Protesters target Murrieta Border Patrol office

Luz Gallegos speaks at a news conference in front of the the Border Patrol station in Murrieta on Monday, March 4. Activists are calling for a nationwide moratorium on raids and deportations.

Published: March 04, 2013; 04:38 PM

Inland immigration-rights activists picketed the Murrieta U.S. Border Patrol office on Monday, March 4, in a protest against what they say are raids on day-laborer sites and random stops of Latino workers.
The activists, representing several organizations, called for an end to all deportations while talks on immigration reform continue in Washington, D.C.
“What do we want? Justice. When?

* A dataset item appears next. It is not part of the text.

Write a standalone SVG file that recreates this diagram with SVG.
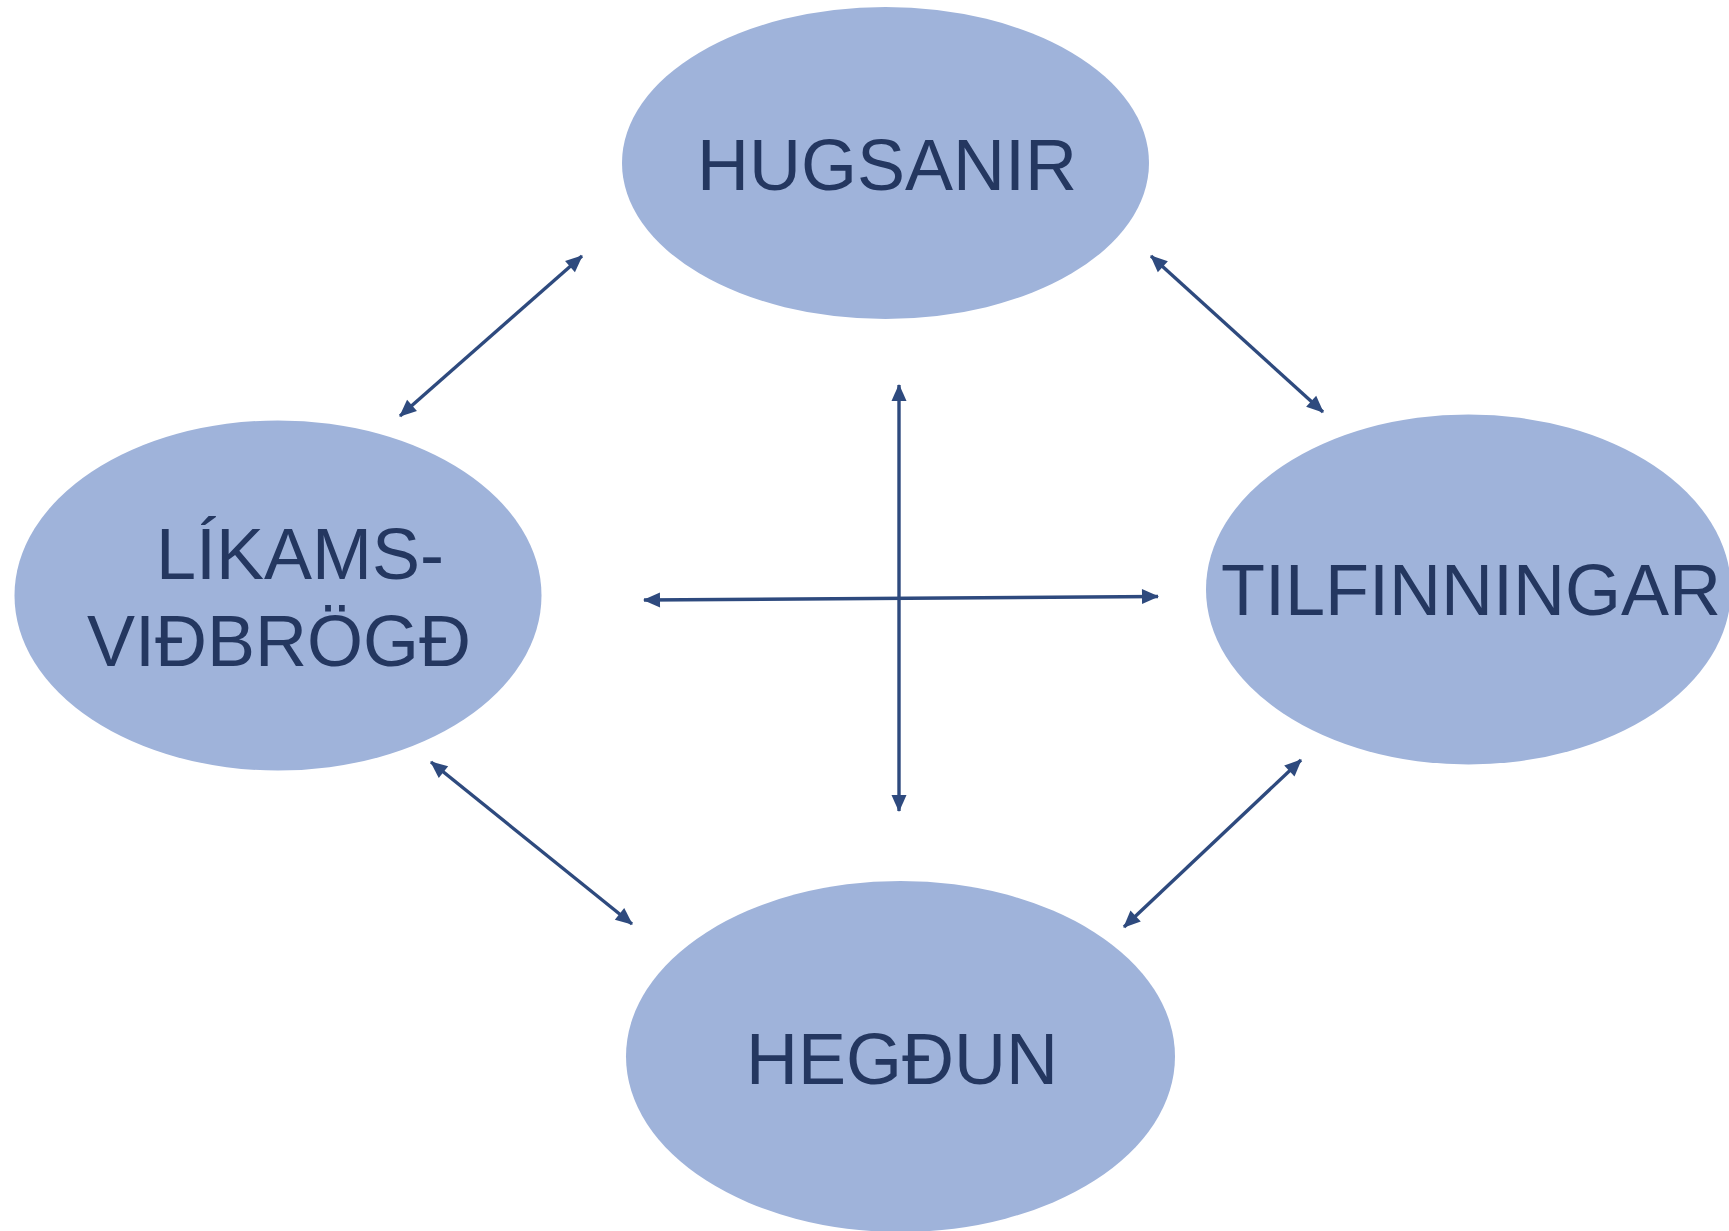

Now,” the group of about 30 chanted.
Participants said the alleged Border Patrol detentions of day laborers violate the Obama administration’s stated emphasis on focusing enforcement efforts on those who commit serious crimes and repeat violators of immigration laws.
“The majority of these workers are not criminals, repeat, not criminals,” said Moises Escalante, of Pueblo de Fe United for Worker Justice, an Inland faith-based group that advocates for immigrant and low-wage workers. “All they work and strive for is to provide food for their families.”
Border Patrol spokesman Jerome Conlin said the agency was “looking into (the speakers’ allegations) to see if there is a response.”
Speakers said Border Patrol agents target sites in front of Home Depot stores and other locations where day laborers wait for work, even though agents do not have evidence that those they are questioning are in the country illegally.
They also look for Latino workers who are in vehicles carrying construction and gardening equipment and ask them for their papers, said Jose Daniel Guzman, legal resources coordinator for Justice for Immigrants Coalition of Inland Southern California, which includes the Roman Catholic Diocese of San Bernardino, immigrant-rights groups and labor unions.
Guzman and several others approached the fenced entrance to the Border Patrol station to ask about making a formal complaint against the raids and alleged threats made against a detainee and were told by an agent to fill out a complaint online.
In January, after an immigration-rights protest in Home Gardens, Conlin said the agency doesn’t target day laborers unless, for example, there’s a warrant indicating a criminal may be in a specific location.